Diplômée en sciences politiques de l’Université américaine du Caire, fille d’une ancienne gloire de Nadi al-Ahly, Amira el-Sherei, née le 4 juillet 1944, est recrutée par la Caf en 1970. Ses compétences, sa maîtrise des langues, son esprit d’initiative et son dévouement lui valent d’accéder en 1980 au poste d’adjointe du secrétaire général Mourad Fahmy.
Lorsque celui-ci part à la retraite en 1982, elle espère lui succéder. Mais on lui préfère le fils de Mourad, Mustapha. Commence alors pour Amira un véritable calvaire : le nouveau gardien du temple, jaloux de sa notoriété et de son savoir-faire, s’acharne à la déstabiliser. Après son accession, en mars 1988, à la présidence de la Caf, Issa Hayatou prend le parti de Mustapha Fahmy et il retire, progressivement, toutes ses prérogatives à Amira el-Sherei.
Le 7 décembre 1993, épuisée par la « sale guerre » que lui livre Mustapha Fahmy, celle-ci adresse à notre collaborateur Faouzi Mahjoub, alors conseiller de presse de la Caf, une émouvante lettre que nous vous livrons en intégralité.
« Cher Fawzi,
Ta carrière, c’est la plume qui doit faire connaître la vérité lorsque l’occasion se présente.
Fawzi, je vais quitter la Caf à la fin de ce mois-ci, après vingt-trois ans de travail au secrétariat de la Confédération (1970-1993). Je le regrette bien sûr, mais…
Fawzi, tu n’es pas sans savoir les problèmes que j’ai personnellement à la Caf… J’en ai parlé au Président (Issa Hayatou). Il a tout fait compris (vérifier ce mot), mais les choses ne changent pas. On m’a dit de lutter, je l’ai fait. J’ai lutté contre l’injustice, l’hypocrisie, le mensonge, la fourberie, les règlements de compte et tout récemment l’impolitesse et l’insolence… C’est beaucoup ! Je n’en peux plus ! Je désire passer le reste de ma vie, avec le peu de santé et de nerfs qui me restent, dans la sérénité, la bonne foi et une atmosphère saine, sans haine.
Cette décision, je viens de la prendre, hélas, après avoir été au courant d’un autre complot et d’un autre mensonge qui viennent me poignarder dans le dos.
J’ai dit « hélas » parce que j’ai, il y a trois jours, confirmé au Président Hayatou que je continuerai à travailler à la Caf. Mais les choses sont telles et le demeurent que je me trouve obligée de la quitter.
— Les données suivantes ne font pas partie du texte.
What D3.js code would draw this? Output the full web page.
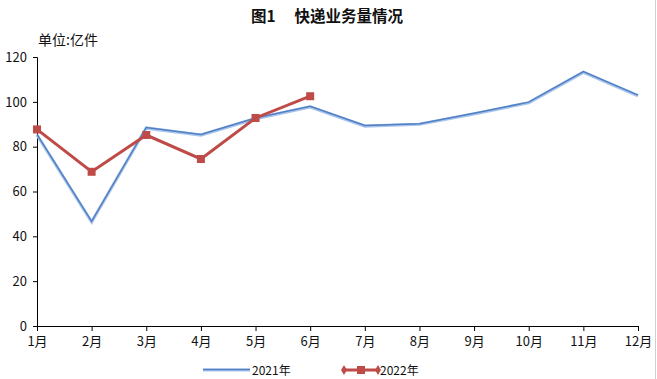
<!DOCTYPE html>
<html><head><meta charset="utf-8">
<script src="https://cdn.jsdelivr.net/npm/d3@7"></script>
<style>body{margin:0;background:#fff}text{font-family:"Noto Sans CJK SC","Liberation Sans",sans-serif}</style>
</head><body>
<svg id="c" width="657" height="379"></svg>
<script>
const months = ["1月","2月","3月","4月","5月","6月","7月","8月","9月","10月","11月","12月"];
const values2021 = [85.2, 46.4, 88.3, 85.2, 92.5, 97.7, 89.2, 90.0, 94.6, 99.6, 113.2, 102.7];
const values2022 = [87.7, 68.8, 85.2, 74.5, 92.8, 102.5];
const yTicks = [0, 20, 40, 60, 80, 100, 120];
const seriesNames = ["2021年", "2022年"];

const svg = d3.select("#c");
const x = d3.scalePoint().domain(months).range([37, 638]);
const y = d3.scaleLinear().domain([0, 120]).range([326, 57]);

svg.append("line").attr("x1",655.5).attr("x2",655.5).attr("y1",0).attr("y2",379).attr("stroke","#d0d0d0");

svg.append("text").attr("x",327).attr("y",22).attr("text-anchor","middle")
  .attr("font-size",15.5).attr("font-weight","bold").attr("fill","#111").text("图1　 快递业务量情况");
svg.append("text").attr("x",38).attr("y",45).attr("font-size",14).attr("fill","#111").text("单位:亿件");

const yAxis = d3.axisLeft(y).tickValues(yTicks).tickSize(4).tickPadding(6);
const gy = svg.append("g").attr("transform","translate(37,0)").call(yAxis);
gy.selectAll("text").attr("font-size",13).attr("fill","#111").attr("font-family","Liberation Sans, sans-serif");
gy.selectAll("line,path").attr("stroke","#000");

const xAxis = d3.axisBottom(x).tickSize(5).tickPadding(6).tickSizeOuter(0);
const gx = svg.append("g").attr("transform","translate(0,326)").call(xAxis);
gx.selectAll("text").attr("font-size",13).attr("fill","#111");
gx.selectAll("line,path").attr("stroke","#000");

const line = d3.line().x((d,i)=>x(months[i])).y(d=>y(d));
svg.append("path").datum(values2021).attr("d",line).attr("fill","none")
  .attr("stroke","#a9c4ea").attr("stroke-width",3.2);
svg.append("path").datum(values2021).attr("d",line).attr("fill","none")
  .attr("stroke","#4f7fc4").attr("stroke-width",1.5).attr("transform","translate(0,-0.6)");

svg.append("path").datum(values2022).attr("d",line).attr("fill","none")
  .attr("stroke","#be4b48").attr("stroke-width",3);
svg.selectAll(".m").data(values2022).enter().append("rect")
  .attr("x",(d,i)=>x(months[i])-4).attr("y",d=>y(d)-4).attr("width",8).attr("height",8).attr("fill","#be4b48");

// legend
const lg = svg.append("g");
lg.append("line").attr("x1",203).attr("x2",250).attr("y1",370).attr("y2",370).attr("stroke","#a9c4ea").attr("stroke-width",3);
lg.append("line").attr("x1",203).attr("x2",250).attr("y1",369.5).attr("y2",369.5).attr("stroke","#4f7fc4").attr("stroke-width",1.3);
lg.append("text").attr("x",252).attr("y",375).attr("font-size",12).attr("fill","#111").text(seriesNames[0]);
lg.append("line").attr("x1",344).attr("x2",378).attr("y1",370).attr("y2",370).attr("stroke","#be4b48").attr("stroke-width",3);
[344,378].forEach(cx=>lg.append("path").attr("d",d3.symbol(d3.symbolDiamond,30)()).attr("transform",`translate(${cx},370)`).attr("fill","#be4b48"));
lg.append("rect").attr("x",357).attr("y",366).attr("width",8).attr("height",8).attr("fill","#be4b48");
lg.append("text").attr("x",380).attr("y",375).attr("font-size",12).attr("fill","#111").text(seriesNames[1]);
</script>
</body></html>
Je ne peux plus revoir le Président pour lui raconter quoi que ce soit. Il a toujours essayé de calmer l’atmosphère et de donner des injonctions afin que chacun fasse ce qu’il doit faire. Mais à peine rentre-t-il chez lui que l’enfer recommence.
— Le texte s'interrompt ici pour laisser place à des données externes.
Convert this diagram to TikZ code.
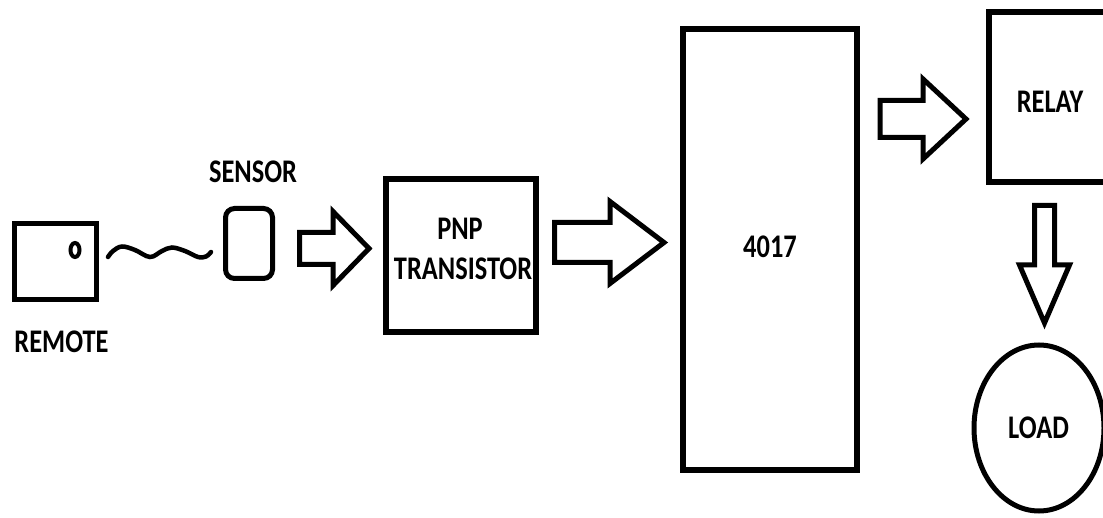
\documentclass[tikz,border=0pt]{standalone}
\usepackage{fontspec}
\newfontfamily\lblfont{Carlito}[FakeStretch=0.80]
\usetikzlibrary{shapes.geometric}
\tikzset{
  lbl/.style={font=\lblfont\bfseries\fontsize{33}{35}\selectfont, inner sep=0pt, anchor=base},
  barrow/.style={draw, line width=5pt, line join=miter},
}
\newcommand\harrow[6]{% start x, center y, head base x, tip x, shaft half, head half
  \draw[barrow] (#1,#2-#5) -- (#3,#2-#5) -- (#3,#2-#6) -- (#4,#2) -- (#3,#2+#6) -- (#3,#2+#5) -- (#1,#2+#5) -- cycle;}
\newcommand\varrow[6]{% center x, start y, head base y, tip y, shaft half, head half
  \draw[barrow] (#1-#5,#2) -- (#1-#5,#3) -- (#1-#6,#3) -- (#1,#4) -- (#1+#6,#3) -- (#1+#5,#3) -- (#1+#5,#2) -- cycle;}
\begin{document}
\begin{tikzpicture}[x=1pt,y=-1pt]
\useasboundingbox (0,0) rectangle (1103,518);
\clip (0,0) rectangle (1103,518);
% remote
\node[draw, line width=5pt, inner sep=0pt, minimum width=82pt, minimum height=76pt] (remote) at (55,262) {};
\node[draw, ellipse, line width=4pt, inner sep=0pt, minimum width=9pt, minimum height=14pt] (led) at (75,250) {};
\node[lbl] (remotelbl) at (61.5,353) {REMOTE};
% IR wave
\draw[line width=4.5pt, line cap=round] plot[smooth, tension=0.6] coordinates {(108,257) (113,251) (122,246.5) (135,250) (150,257) (162,251) (172,247.5) (185,251) (198,257) (206,256.5) (211,252)};
% sensor
\node[draw, line width=5pt, rounded corners=9pt, inner sep=0pt, minimum width=47pt, minimum height=70pt] (sensor) at (249,243.5) {};
\node[lbl] (sensorlbl) at (253,183) {SENSOR};
% arrow sensor -> pnp
\harrow{299.5}{248.5}{333}{369}{16}{37}
% pnp transistor
\node[draw, line width=5.5pt, inner sep=0pt, minimum width=150pt, minimum height=153pt] (pnp) at (461,255.5) {};
\node[lbl] (pnplbl1) at (460,240) {PNP};
\node[lbl] (pnplbl2) at (463,280) {TRANSISTOR};
% arrow pnp -> 4017
\harrow{554.5}{242.5}{610}{664}{20}{41}
% 4017
\node[draw, line width=6pt, inner sep=0pt, minimum width=174pt, minimum height=441pt] (ic) at (770,249.5) {};
\node[lbl] (iclbl) at (770,258) {4017};
% arrow 4017 -> relay
\harrow{880}{119}{923}{966}{18.5}{40}
% relay
\draw[line width=5.5pt] (1115,12) -- (989,12) -- (989,182) -- (1115,182);
\coordinate (relay) at (1050,97);
\node[lbl] (relaylbl) at (1050,113) {RELAY};
% arrow relay -> load
\varrow{1044.5}{205.5}{265}{323}{10}{25}
% load
\node[draw, ellipse, line width=5pt, inner sep=0pt, minimum width=130pt, minimum height=166pt] (load) at (1039,428) {};
\node[lbl] (loadlbl) at (1038.5,438) {LOAD};
\end{tikzpicture}
\end{document}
Enough ! comme disent les Anglais.
Ce que je vis à la Caf est devenu insupportable. Je ne peux plus fournir un rendement à 100 % lorsque je passe des journées et des journées à fouiller dans les statuts pour voir ce que je dois faire et ce que l’on m’a privée de faire ou bien ce que l’on m’a nié de faire et pas pour incompétence, que Dieu m’en garde, mais pour rendre des comptes et irriter mes nerfs.
Plus encore, il y a deux jours, lors de sa réunion avec le personnel, le Président a déclaré que les problèmes du secrétariat n’étaient pas prioritaires et qu’une fois le contrat signé, on doit tout supporter jusqu’à son échéance.
Cela me dépasse, je n’en peux plus !
Fawzi,
J’ose espérer et dire que j’ai confiance en toi. N’ouvre le dossier ci-joint que lorsque tu sens vraiment que tu dois dire un mot capable d’éclairer ou d’empêcher une injustice à mon encontre après mon départ.
Merci.
Signée : Mme Amira el Sherei »
Victime depuis 1990 d’une longue maladie, la « mère du football africain » s’est éteinte le 28 février 1995. « Une étoile qui s’éteint dans le ciel de notre football et qui assombrit la maison de la Caf » dira d’elle l’Ivoirien Jean Brizoua-Bi.